Sunday 10 March 2013

Too Cold for that Caper

As predicted (but not with any credence from us!) our poly tunnel is delivered this (Sunday) morning. This unlikely event, a bloke doing a delivery of building materials with a lorry on a Sunday is only happening because bloke's Mum and Auntie both live in the nearby village of Loughglynn, it's Mothers' Day and he is bringing his wee daughter over for lunch.

Daughter is fascinated by the rabbits and geese but declines a look around because it's lovely and warm in Dad's lorry-cab and 'out here' there is a fierce Nor'Easterly charging through at what feels like about minus 4 degrees and the forecast is for snow. Donegal, a couple of counties north already has snow. If you stand in the Tígín with the east side door open, the wind chases in behind you and howls out through the gaps around the west door with a noise like a Scott of the Antarctic sound-track. Lawrence Oates quotes resound in our ears. "I am just going outside and I may be some time".

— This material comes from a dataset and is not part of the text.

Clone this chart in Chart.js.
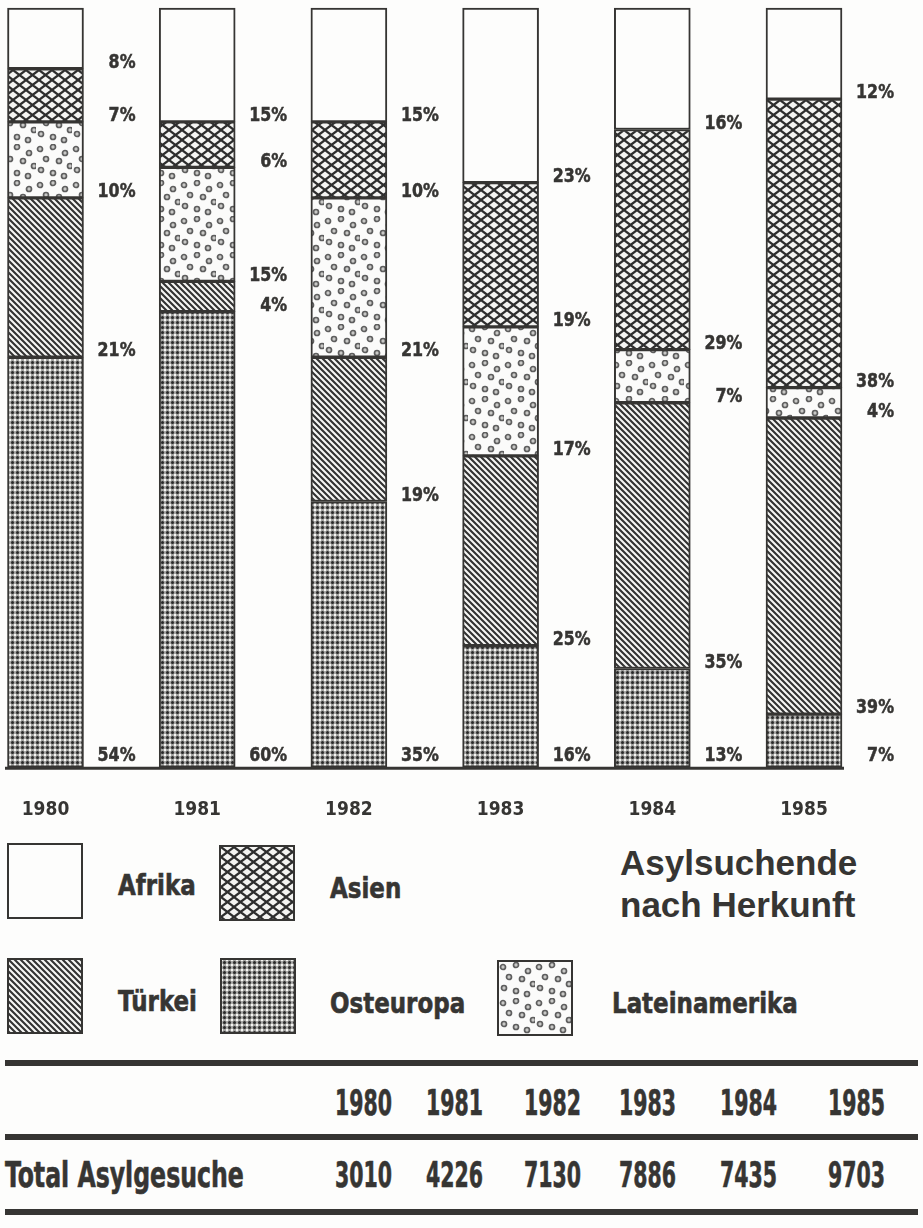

What ever, it's way too cold to play poly tunnels and would be downright dangerous in the wind, so the bits and pieces come off the lorry and will pretty much stay put till the weather improves. Not only do you need it reasonably still to be handling huge sheets of plastic, but it is much easier to get the plastic correctly taut around the frame if the plastic is warm and supple.

Meanwhile, a new complication develops in our gardening, and that is in the pond department. We had hoped that the apparently sticky, heavy Roscommon clay might be gloopy enough to give is a waterproof lining to our intended and half-dug big pond. I have posted in an earlier post about digging a test-pit, filling it with rain water and slapping it about a bit to smear out any obvious worm-holes before leaving it to the geese. Well, to my amazement I woke up on the 2nd morning after creating the test-pit to find it drained dry, so not that waterproof at all! So much for all the 'living in a bog' no drainage nonsense.

Liz and I decided to research this 'puddling' a bit further and the methods as described in our internet searches involve scooping up tennis ball sized lumps  the clay, squishing it in you hands, forming it into hamburger shaped 'tiles' and then creating multiple, interlocked layers of these tiles to 6 inches thickness. This is all totally impractical on a 20 foot by 30 foot pond as is the commercial/industrial/contractor method involving 20 tonne excavators etc. We had a little poke about with our own hands and shovels and discovered that the 'clay' when wetted is actually quite gritty, more like a silty-clay than a pure clay. It definitely did not feel as smooth and clay-like as the stuff I can remember trying to spin on the potters wheel at school. When you try to puddle it with water it falls apart and, even when squished into a ball-shape it splits and breaks apart when kneaded.

The net result of all this mud-pie puddle-ducking is that we now think that a clay liner would not work and that we will have to go for the butyl rubber liner. Butyl rubber round these parts comes at around €8.50 per square metre so you can probably do the sums and see that we are talking about a several hundred euro spend. We have seen the advice which says length is pond length plus twice depth plus 500mm margin but we have also seen the little footnote which says 'if you have dug your pond already, lay a hose pipe along and down into the pond hole and then measure the hose'. The latter is much more efficient and will result in much less waste of expensive rubber sheeting. So I am back in the pond digging game but not in this wind.

Today I am staying indoors for the most part, doing all the cooking to give Liz a Mothers' Day break and keeping the home fires burning. Love to my own Mum (Pud Lady) and Liz's Mum, (Steak Lady) plus to any Mums of our animals; Deefer's Mum (Molly), Towser and Poppy's Mum (Lily), the cats' Mum, and so on. Off to walk the dogs now, though.

"I am just going outside......"

1 comment:

Renovation in Galicia said...

So glad the tunnel has arrived but it is a shame that the weather has stopped play. Too damned cold to do much outside, having said that OH has cleaned out two hen houses today, that kept him warm.